Solution: clear a circle around the very base of the plant, then spread mulch outward in a big circle extending about three feet in every direction from the trunk.

6. Soil too moist. Azaleas don't like wet feet, so they must be planted in soil that drains easily. Repeatedly wet roots are susceptible to root rot.

Solution: Burrow your fingers through the mulch layer and into the soil below. The ground should feel cool and damp, but not wet and soggy. Ground too boggy? You have a couple of options. Option one: improved drainage might help direct rainwater away from the area. Option two: relocate your azalea/s to a more suitable part of the yard, as suggested above.

7. Too much shade. Azaleas do well in semi-shade locations. Indeed, they require a certain amount of shade to thrive. However, deep shade means smaller, leggier plants and fewer blooms.

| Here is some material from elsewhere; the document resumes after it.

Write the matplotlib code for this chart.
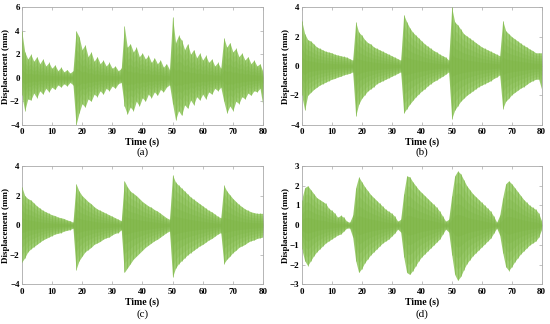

Solution: Prune surrounding trees and shrubs to let some light in. Once again, you could always relocate the plants. Either option means a fair bit of grunt work. (A test of your grit and determination, perhaps?) Lazy gardener's option: give up on your failing azaleas and start over with some new ones, planted in a more favorable spot.

8. Too much sun. While too much shade is undesirable, so is too much sun and wind. It stresses the plant and makes bug infestation more likely. Azaleas infested with bugs, such as lacewing, may not bloom so well come Spring.

Solution: Here we go again -- back to the same options as in 7, above. You can relocate, or you can take the easy (but more expensive) way out and start over with new plants. You can't always beat Mother Nature.

9. Needs fertilizer. A soil test kit, or a test conducted by someone from your county extension office, can help you determine if your soil is too poor to provide adequate nutrients for your azaleas. The appearance of the plant might tell you something is amiss. Poorly-fed azaleas may display stunted growth. They may also have yellowish leaves.

Solution: Sprinkle fertilizer developed specifically for azaleas around your plants. Note that the best time to fertilize is not, as you might think, in spring (to "help" them bloom). Instead, fertilize in late spring or early summer, when blooming is over for the year.

10. Too much fertilizer. Because azaleas are pretty tough, you can do as much harm over-fertilizing as under-fertilizing. An excess of plant food might sound like a good idea, but can actually lead to bug infestations.

Solution: Let's end this list with the easiest tip of all: do nothing! Despite what the garden centers and certain gardening books might tell you, you don't need to be constantly applying chemicals to your yard. A little benign neglect may be just what your azaleas need.

Hope you found these tips helpful. Happy gardening!


  • Robert Kourik

    I like how thorough you are with your gardening advice. I live in northern CA and have just begun a blog. It will be about observations of nature and my garden. I'm just starting. More blogs about gardening tips wil follow. I hope we can link. Robert

  • Andy

    About every two years, I cut my azaleas about 3-4 inches from the ground (right after blooming, of course). They come back strong and happy with lots of thick blooms the next spring. Otherwise, they get ignored. Once well established, it doesn't need a lot of attention, and prefers it that way.

    This method works well for those that are really too close to the house, but there isn't much alternative to moving them. Mine are at the side of the house, so the fact that they are stumps during the summer doesn't bother me.

    Or, just avoid it all and get dwarf varieties.

  • Diane Rixon

    Robert: Thanks for reading my post! I have bookmarked your site and will definitely check it out. :)

  • Diane Rixon

    Andy: Thanks so much for your comment. You are absolutely correct! Pruning azaleas back hard every so often is the best way to revive them and restore healthy growth and numerous blooms. Especially, as you say, when they're planted too close to the house, yet you don't want to have to move them. Why didn't I include this as one of my main points??!! Thanks again!